**Material**.
- - - - -
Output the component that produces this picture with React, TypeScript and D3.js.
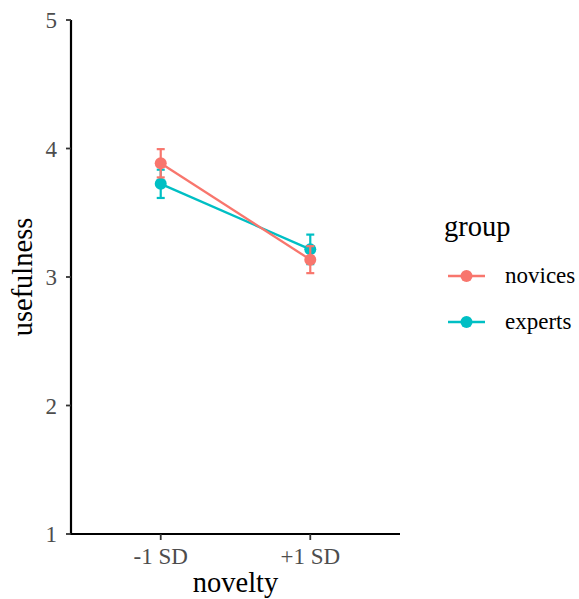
import * as d3 from 'd3';

const noveltyLevels = ['-1 SD', '+1 SD'];
const groups = ['novices', 'experts'];
const groupColors = ['#F8766D', '#00BFC4'];
const noviceMeans = [3.885, 3.135];
const noviceSE = [0.11, 0.105];
const expertMeans = [3.725, 3.215];
const expertSE = [0.11, 0.115];
const yTicks = [1, 2, 3, 4, 5];

const W = 579;
const H = 599;
const plot = { left: 71, right: 400, top: 20, bottom: 534 };
const font = 'Liberation Serif, Tinos, Times New Roman, DejaVu Serif, Noto Serif, serif';

const App = () => {
  const x = d3.scaleLinear().domain([0.4, 2.6]).range([plot.left, plot.right]);
  const y = d3.scaleLinear().domain([1, 5]).range([plot.bottom, plot.top]);

  const series = [
    { name: groups[0], color: groupColors[0], means: noviceMeans, se: noviceSE },
    { name: groups[1], color: groupColors[1], means: expertMeans, se: expertSE },
  ];

  const line = d3.line<number>()
    .x((_, i) => x(i + 1))
    .y((d) => y(d));

  // experts first so novices sit on top like the original
  const drawOrder = [series[1], series[0]];

  return (
    <svg width={W} height={H} style={{ position: 'absolute', left: 0, top: 0, background: '#fff', fontFamily: font }}>
      {drawOrder.map((s) => (
        <g key={s.name}>
          {s.means.map((m, i) => (
            <g key={i} stroke={s.color} strokeWidth={2.2}>
              <line x1={x(i + 1)} x2={x(i + 1)} y1={y(m - s.se[i])} y2={y(m + s.se[i])} />
              <line x1={x(i + 1) - 4} x2={x(i + 1) + 4} y1={y(m - s.se[i])} y2={y(m - s.se[i])} />
              <line x1={x(i + 1) - 4} x2={x(i + 1) + 4} y1={y(m + s.se[i])} y2={y(m + s.se[i])} />
            </g>
          ))}
          <path d={line(s.means) ?? ''} fill="none" stroke={s.color} strokeWidth={2.3} />
          {s.means.map((m, i) => (
            <circle key={i} cx={x(i + 1)} cy={y(m)} r={6} fill={s.color} />
          ))}
        </g>
      ))}

      {/* axes */}
      <line x1={plot.left} x2={plot.left} y1={plot.top} y2={plot.bottom + 1} stroke="#000" strokeWidth={2.2} />
      <line x1={plot.left - 1} x2={plot.right} y1={plot.bottom} y2={plot.bottom} stroke="#000" strokeWidth={2.2} />
      {yTicks.map((t) => (
        <g key={t}>
          <line x1={plot.left - 5} x2={plot.left} y1={y(t)} y2={y(t)} stroke="#333" strokeWidth={1.8} />
          <text x={plot.left - 14} y={y(t)} dy="0.35em" textAnchor="end" fontSize={23} fill="#4d4d4d">
            {t}
          </text>
        </g>
      ))}
      {noveltyLevels.map((lab, i) => (
        <g key={lab}>
          <line x1={x(i + 1)} x2={x(i + 1)} y1={plot.bottom} y2={plot.bottom + 6} stroke="#333" strokeWidth={1.8} />
          <text x={x(i + 1)} y={564} textAnchor="middle" fontSize={23} fill="#4d4d4d">
            {lab}
          </text>
        </g>
      ))}
      <text x={(plot.left + plot.right) / 2} y={592} textAnchor="middle" fontSize={28.5} fill="#000">
        novelty
      </text>
      <text
        transform={`translate(32, ${(plot.top + plot.bottom) / 2}) rotate(-90)`}
        textAnchor="middle"
        fontSize={28.5}
        fill="#000"
      >
        usefulness
      </text>

      {/* legend */}
      <text x={444} y={236} fontSize={28.5} fill="#000">group</text>
      {series.map((s, i) => {
        const ly = 276 + i * 46;
        return (
          <g key={s.name}>
            <line x1={448} x2={485} y1={ly} y2={ly} stroke={s.color} strokeWidth={2.3} />
            <circle cx={466.5} cy={ly} r={6} fill={s.color} />
            <text x={505} y={ly} dy="0.32em" fontSize={23} fill="#000">
              {s.name}
            </text>
          </g>
        );
      })}
    </svg>
  );
};

export default App;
- - - - -
Skip the pictures, please, and transcribe only the lines from the beginning of the material through the one that contains "const drawOrder = [series[1], series[0]];".

Output the component that produces this picture with React, TypeScript and D3.js.
import * as d3 from 'd3';

const noveltyLevels = ['-1 SD', '+1 SD'];
const groups = ['novices', 'experts'];
const groupColors = ['#F8766D', '#00BFC4'];
const noviceMeans = [3.885, 3.135];
const noviceSE = [0.11, 0.105];
const expertMeans = [3.725, 3.215];
const expertSE = [0.11, 0.115];
const yTicks = [1, 2, 3, 4, 5];

const W = 579;
const H = 599;
const plot = { left: 71, right: 400, top: 20, bottom: 534 };
const font = 'Liberation Serif, Tinos, Times New Roman, DejaVu Serif, Noto Serif, serif';

const App = () => {
  const x = d3.scaleLinear().domain([0.4, 2.6]).range([plot.left, plot.right]);
  const y = d3.scaleLinear().domain([1, 5]).range([plot.bottom, plot.top]);

  const series = [
    { name: groups[0], color: groupColors[0], means: noviceMeans, se: noviceSE },
    { name: groups[1], color: groupColors[1], means: expertMeans, se: expertSE },
  ];

  const line = d3.line<number>()
    .x((_, i) => x(i + 1))
    .y((d) => y(d));

  // experts first so novices sit on top like the original
  const drawOrder = [series[1], series[0]];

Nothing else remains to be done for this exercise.